City Farm

City Farm is a free, browser-based game from PBS Learning Media about urban gardening. The game aims to help students understand the life cycle of plants, the relationships between organisms and our place in the food chain, and what sustainable farming practices look like. The set up is simple: players get $1000 to spend on crops and upgrades, and must try to maximize crop yields while conserving water. The game covers five years of planting, and players contend with different problems each round. The final sustainability score is based on crop yields, soil health, and water conservation.

Pros:

The game is filled with useful info buttons to help you decide what to plant and what upgrades to buy.
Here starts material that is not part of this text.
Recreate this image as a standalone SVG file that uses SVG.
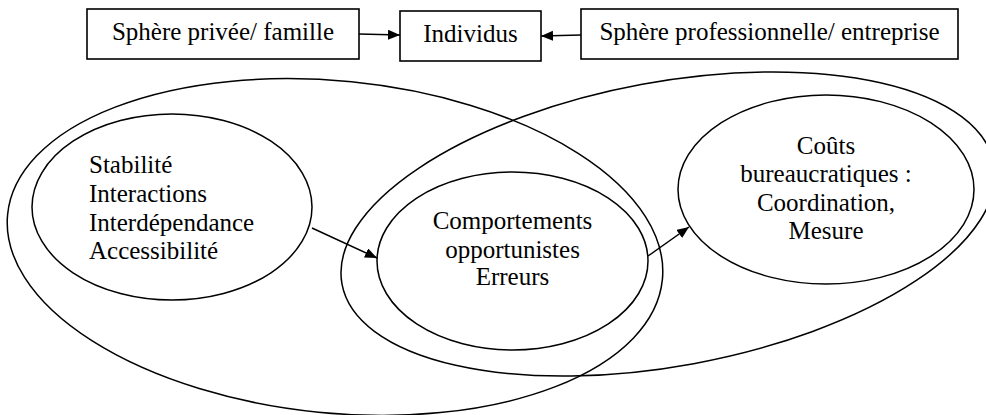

There are eight plant choices with different levels of water use, soil depletion, supply and labor costs, and expected yields, while upgrades include things like chickens, composters, irrigation systems, and soil treatments. Choosing what to buy is a tricky prospect at first, but the information is there to help you decide. There is still an element of random chance, though, with the weather wheel, which keeps the game from being overly predictable and boring. The graphics are also delightful: the plants are beautiful and the chickens are charming. The capacity for learning about sustainable farming practice is high if you pay attention.

Cons:

There’s not much to complain about in City Farm. It’s possible to come away from the game without absorbing much about plant life cycles or system interactions, but a follow up discussion can help tease out some of the lessons embedded in the game. Since it’s browser based, it doesn’t require any special devices—just a computer with an internet connection—but it wouldn’t work as well in a classroom without enough computers for each student.

Takeaway:

You can play through the game quickly, but it’s fun and informative to replay it to discover how different choices affect your outcomes. For classroom use, it might be useful to let students play through once on their own, discuss the results in the context of a lesson, and then have the students try to improve their outcome after exploring some of the issues they faced the first time. The game works well with science curriculum in a variety of contexts (technologies related to food production, ecosystems, plant life cycles, and thinking about complex, dynamic systems) but it also fits in nicely with some social studies topics. It’s also fun and satisfying to watch your crops flourish (or struggle!) throughout each growing season. City Farm is well supported with educational materials like background essays and sample discussion questions, and it’s also a great game to play.